Même lorsque le placebo a été donné ouvertement comme étant un placebo (open-label placebo), les participants ont rapporté une diminution de leur douleur d’environ 15% par rapport à la douleur ressentie avant de prendre la pilule. Pour comparaison, lors du premier épisode migraineux pour lequel aucune pilule n’avait été prise, les participants avaient rapporté une augmentation de leur douleur d’environ 15% sur le même laps de temps. Il semble donc, au moins dans cette étude, que le simple fait de prendre une pilule soit une composante non-négligeable d’un traitement.

 Il y a peut-être une limite au pouvoir du placebo néanmoins. Même si l’open-label placebo diminuait dans une certaine mesure la douleur ressentie, lorsque les chercheurs ont utilisé une mesure plus tranchée (ne plus ressentir de douleur du tout), ils ont trouvé que la proportion de participants qui disaient ne plus ressentir de douleur 2h après avoir pris l’open-label placebo n’était pas statistiquement différence de celle observée lorsque les participants n’avaient pris aucune pilule.

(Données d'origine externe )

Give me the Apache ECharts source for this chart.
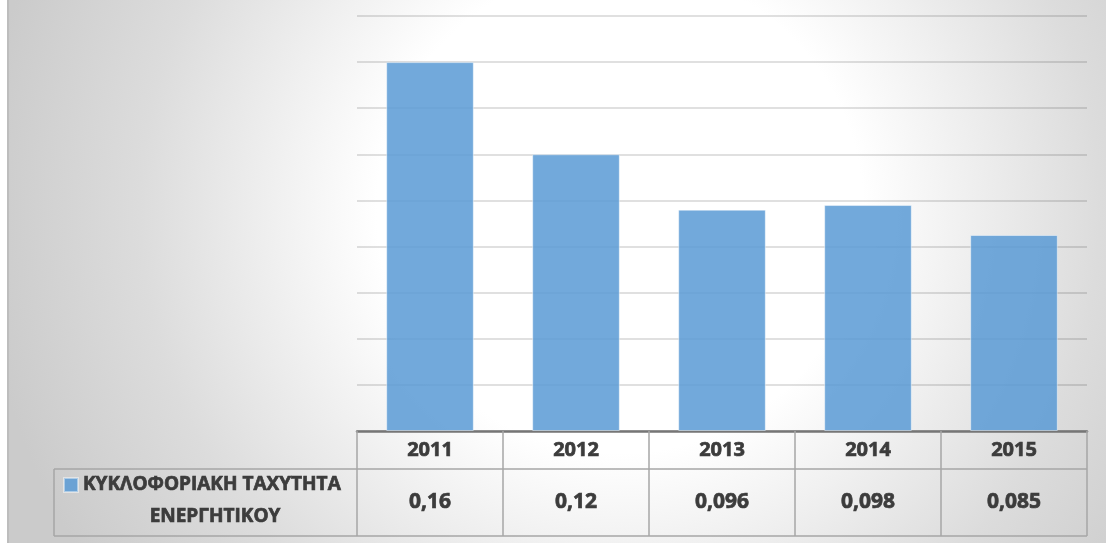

Un autre détail, non discuté par les auteurs de l’étude, a retenu mon attention: pour tous les participants, c’est l’ épisode migraineux se produisant en premier dans le cadre de la période d’étude qui a été utilisé comme épisode “contrôle”, celui pour lequel aucune pilule n’a été prise. Ce détail n’affecte en rien les résultats de l’étude concernant l’effet de l’étiquetage des pilules sur la diminution de la douleur rapportée par les participants (ce qui était la question principale posée dans l’étude), mais il pourrait affecter le résultat selon lequel l’open-label placebo a un effet bénéfique par rapport à l’absence de prise de pilule. En effet, il s’avère que le score de douleur rapporté par les participants à 30 minutes lors de leur premier épisode migraineux est en moyenne plus bas que le score rapporté à 30 minutes pour toutes les migraines suivantes. Étant donné que les scores de douleur à 2h30 sont comparables entre le premier épisode migraineux et l’épisode pour lequel l’open-label placebo a été pris, il en résulte qu’il y a une augmentation de la douleur de 15% dans le cas où aucune pilule n’est prise, contre une diminution de 15% dans le cas où l’open-label placebo est pris. Est-il donc possible que l’effet bénéfique du placebo observé même lorsqu’il est ouvertement donné comme placebo ne soit en fait qu’une conséquence de la tendance des participants à sous-évaluer leur douleur la toute première fois qu’il leur a été demandé de donner un score?

Dans l’ensemble, j’ai trouvé l’étude intéressante, pas seulement parce qu’elle montrait l’existence d’un effet placebo (cela a déjà été démontré par d’autres études), mais surtout parce qu’elle révélait que l’efficacité d’un médicament, d’une substance pharmacologiquement active, pouvait se trouver diminuée si les patients pensaient qu’on leur avait administré un placebo. Bien sûr, ces résultats sont limités au cadre précis de l’étude présentée ici (migraine, variable mesurée, médicament utilisé), pour le moment en tout cas.

Référence
Altered placebo and drug labeling changes the outcome of episodic migraine attacks. Kam-Hansen S, Jakubowski M, Kelley JM, Kirsch I, Hoaglin DC, Kaptchuk TJ, Burstein R. Sci Transl Med. 2014 Jan 8;6(218):218ra5. doi: 10.1126/scitranslmed.3006175
PMID: 24401940

Les détails de l’essai clinique sont disponibles sur le site ClinicalTrials.gov (identifiant NCT00719134).